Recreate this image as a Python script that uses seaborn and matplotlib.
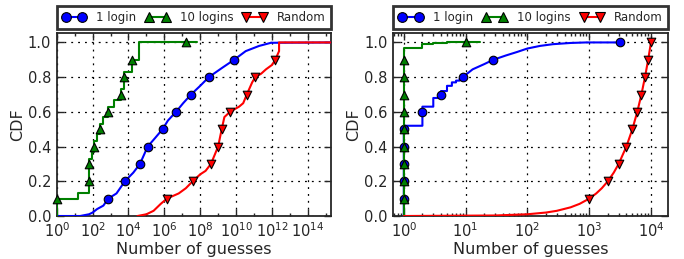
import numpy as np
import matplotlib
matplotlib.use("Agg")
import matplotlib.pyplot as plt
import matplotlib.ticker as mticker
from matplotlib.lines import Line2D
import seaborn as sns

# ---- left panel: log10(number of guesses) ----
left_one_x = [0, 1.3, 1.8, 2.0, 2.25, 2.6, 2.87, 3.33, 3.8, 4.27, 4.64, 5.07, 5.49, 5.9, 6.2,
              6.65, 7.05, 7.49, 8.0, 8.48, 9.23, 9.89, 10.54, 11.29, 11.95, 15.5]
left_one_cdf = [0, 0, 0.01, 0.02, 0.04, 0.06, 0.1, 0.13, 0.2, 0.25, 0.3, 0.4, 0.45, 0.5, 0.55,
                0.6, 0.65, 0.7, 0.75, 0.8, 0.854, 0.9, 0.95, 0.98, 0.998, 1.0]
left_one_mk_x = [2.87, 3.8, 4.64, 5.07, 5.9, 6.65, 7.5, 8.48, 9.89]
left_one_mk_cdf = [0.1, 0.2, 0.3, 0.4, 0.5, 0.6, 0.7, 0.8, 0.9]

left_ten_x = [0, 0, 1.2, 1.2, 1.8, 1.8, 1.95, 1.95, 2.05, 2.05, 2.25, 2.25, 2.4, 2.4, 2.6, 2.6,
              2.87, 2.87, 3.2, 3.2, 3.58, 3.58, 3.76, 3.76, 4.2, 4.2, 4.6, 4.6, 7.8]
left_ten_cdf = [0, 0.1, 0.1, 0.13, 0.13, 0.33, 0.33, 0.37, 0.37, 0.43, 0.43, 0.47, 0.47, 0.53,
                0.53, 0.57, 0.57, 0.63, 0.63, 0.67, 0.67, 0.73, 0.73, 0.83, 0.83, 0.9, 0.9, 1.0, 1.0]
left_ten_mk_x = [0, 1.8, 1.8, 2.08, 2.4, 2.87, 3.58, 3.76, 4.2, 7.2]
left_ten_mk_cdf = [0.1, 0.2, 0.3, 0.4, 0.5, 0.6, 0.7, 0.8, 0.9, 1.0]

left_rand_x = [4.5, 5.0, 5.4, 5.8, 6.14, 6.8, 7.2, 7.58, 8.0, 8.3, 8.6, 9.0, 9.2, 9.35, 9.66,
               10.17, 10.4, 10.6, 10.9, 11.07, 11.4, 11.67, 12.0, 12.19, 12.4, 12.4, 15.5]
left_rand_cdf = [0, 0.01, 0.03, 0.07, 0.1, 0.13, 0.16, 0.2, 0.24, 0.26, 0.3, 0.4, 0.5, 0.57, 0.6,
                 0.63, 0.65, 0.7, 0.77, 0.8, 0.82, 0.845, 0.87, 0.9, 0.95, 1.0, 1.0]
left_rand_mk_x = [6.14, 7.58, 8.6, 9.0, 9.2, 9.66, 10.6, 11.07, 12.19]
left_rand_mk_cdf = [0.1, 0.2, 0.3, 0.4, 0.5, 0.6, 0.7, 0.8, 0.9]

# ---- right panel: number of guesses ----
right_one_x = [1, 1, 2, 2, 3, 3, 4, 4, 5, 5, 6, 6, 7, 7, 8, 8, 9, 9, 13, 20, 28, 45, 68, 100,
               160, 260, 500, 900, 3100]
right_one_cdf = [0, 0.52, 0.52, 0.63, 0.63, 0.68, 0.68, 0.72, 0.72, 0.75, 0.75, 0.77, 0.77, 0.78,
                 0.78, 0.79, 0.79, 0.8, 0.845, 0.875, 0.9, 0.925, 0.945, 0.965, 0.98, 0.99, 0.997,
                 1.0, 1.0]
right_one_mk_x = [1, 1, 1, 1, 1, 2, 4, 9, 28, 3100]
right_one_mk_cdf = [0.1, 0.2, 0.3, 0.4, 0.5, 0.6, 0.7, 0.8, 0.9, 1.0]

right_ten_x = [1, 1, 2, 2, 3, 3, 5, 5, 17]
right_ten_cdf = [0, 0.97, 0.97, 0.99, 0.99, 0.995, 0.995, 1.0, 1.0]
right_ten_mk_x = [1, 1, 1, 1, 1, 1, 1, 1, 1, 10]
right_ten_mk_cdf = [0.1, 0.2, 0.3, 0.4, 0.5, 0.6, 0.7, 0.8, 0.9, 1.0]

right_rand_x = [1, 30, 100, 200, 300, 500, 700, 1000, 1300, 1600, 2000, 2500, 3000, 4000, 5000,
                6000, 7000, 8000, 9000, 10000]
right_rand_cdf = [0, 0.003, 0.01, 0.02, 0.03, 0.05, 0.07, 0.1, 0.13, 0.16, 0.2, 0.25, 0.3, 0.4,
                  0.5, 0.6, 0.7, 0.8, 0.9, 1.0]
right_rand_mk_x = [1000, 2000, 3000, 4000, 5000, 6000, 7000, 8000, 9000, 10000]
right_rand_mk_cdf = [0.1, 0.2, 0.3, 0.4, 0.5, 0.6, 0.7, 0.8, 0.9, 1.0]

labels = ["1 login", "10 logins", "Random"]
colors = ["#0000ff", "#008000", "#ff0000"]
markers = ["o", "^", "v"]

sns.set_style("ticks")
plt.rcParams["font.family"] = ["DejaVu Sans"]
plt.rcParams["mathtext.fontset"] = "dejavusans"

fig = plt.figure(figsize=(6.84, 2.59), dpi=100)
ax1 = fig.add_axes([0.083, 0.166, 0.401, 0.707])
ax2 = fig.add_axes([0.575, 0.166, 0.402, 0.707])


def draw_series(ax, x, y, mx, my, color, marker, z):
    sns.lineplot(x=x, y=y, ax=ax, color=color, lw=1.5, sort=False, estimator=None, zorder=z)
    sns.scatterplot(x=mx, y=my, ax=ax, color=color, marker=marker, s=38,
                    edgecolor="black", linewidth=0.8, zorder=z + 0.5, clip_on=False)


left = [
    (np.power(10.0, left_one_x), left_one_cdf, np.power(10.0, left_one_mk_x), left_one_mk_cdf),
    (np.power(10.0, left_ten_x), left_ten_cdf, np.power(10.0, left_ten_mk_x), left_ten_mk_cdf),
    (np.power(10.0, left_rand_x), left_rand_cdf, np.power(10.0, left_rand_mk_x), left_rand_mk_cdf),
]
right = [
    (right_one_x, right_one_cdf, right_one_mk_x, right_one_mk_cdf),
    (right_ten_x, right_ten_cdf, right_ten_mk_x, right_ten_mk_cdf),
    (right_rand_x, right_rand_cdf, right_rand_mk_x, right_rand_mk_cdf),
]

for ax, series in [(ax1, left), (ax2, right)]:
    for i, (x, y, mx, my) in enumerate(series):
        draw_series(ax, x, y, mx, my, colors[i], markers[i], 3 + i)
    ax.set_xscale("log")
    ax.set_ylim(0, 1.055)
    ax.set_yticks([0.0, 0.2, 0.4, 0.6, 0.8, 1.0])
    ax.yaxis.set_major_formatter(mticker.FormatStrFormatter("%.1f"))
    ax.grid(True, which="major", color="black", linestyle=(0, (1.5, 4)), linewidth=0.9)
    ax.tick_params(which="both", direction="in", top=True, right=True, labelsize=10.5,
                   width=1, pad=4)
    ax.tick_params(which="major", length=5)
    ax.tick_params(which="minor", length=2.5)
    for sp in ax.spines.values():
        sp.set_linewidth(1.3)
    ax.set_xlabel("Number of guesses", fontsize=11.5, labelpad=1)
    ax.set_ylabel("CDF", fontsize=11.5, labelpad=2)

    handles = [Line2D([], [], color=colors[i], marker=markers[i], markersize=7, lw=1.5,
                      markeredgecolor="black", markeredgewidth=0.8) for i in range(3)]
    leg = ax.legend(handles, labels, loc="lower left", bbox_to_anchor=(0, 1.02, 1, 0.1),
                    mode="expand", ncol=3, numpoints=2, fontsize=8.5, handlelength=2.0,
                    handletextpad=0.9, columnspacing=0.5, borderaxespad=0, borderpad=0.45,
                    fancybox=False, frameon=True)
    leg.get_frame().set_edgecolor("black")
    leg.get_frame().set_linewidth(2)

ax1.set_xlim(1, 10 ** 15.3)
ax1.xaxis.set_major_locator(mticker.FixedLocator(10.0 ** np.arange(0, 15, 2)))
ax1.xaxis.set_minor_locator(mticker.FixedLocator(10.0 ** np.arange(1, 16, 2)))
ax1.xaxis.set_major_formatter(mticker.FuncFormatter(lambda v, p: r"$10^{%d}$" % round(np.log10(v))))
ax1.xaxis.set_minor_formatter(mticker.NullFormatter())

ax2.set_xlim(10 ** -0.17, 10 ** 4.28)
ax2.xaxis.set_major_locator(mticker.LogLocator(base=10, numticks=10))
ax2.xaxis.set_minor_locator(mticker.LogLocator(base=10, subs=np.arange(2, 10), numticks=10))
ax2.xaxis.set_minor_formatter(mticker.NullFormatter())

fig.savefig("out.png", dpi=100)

________________________________________

Write out again, exactly, the lines from the start of the listing up to the line containing "import seaborn as sns", with both ends and without pictures.

Recreate this image as a Python script that uses seaborn and matplotlib.
import numpy as np
import matplotlib
matplotlib.use("Agg")
import matplotlib.pyplot as plt
import matplotlib.ticker as mticker
from matplotlib.lines import Line2D
import seaborn as sns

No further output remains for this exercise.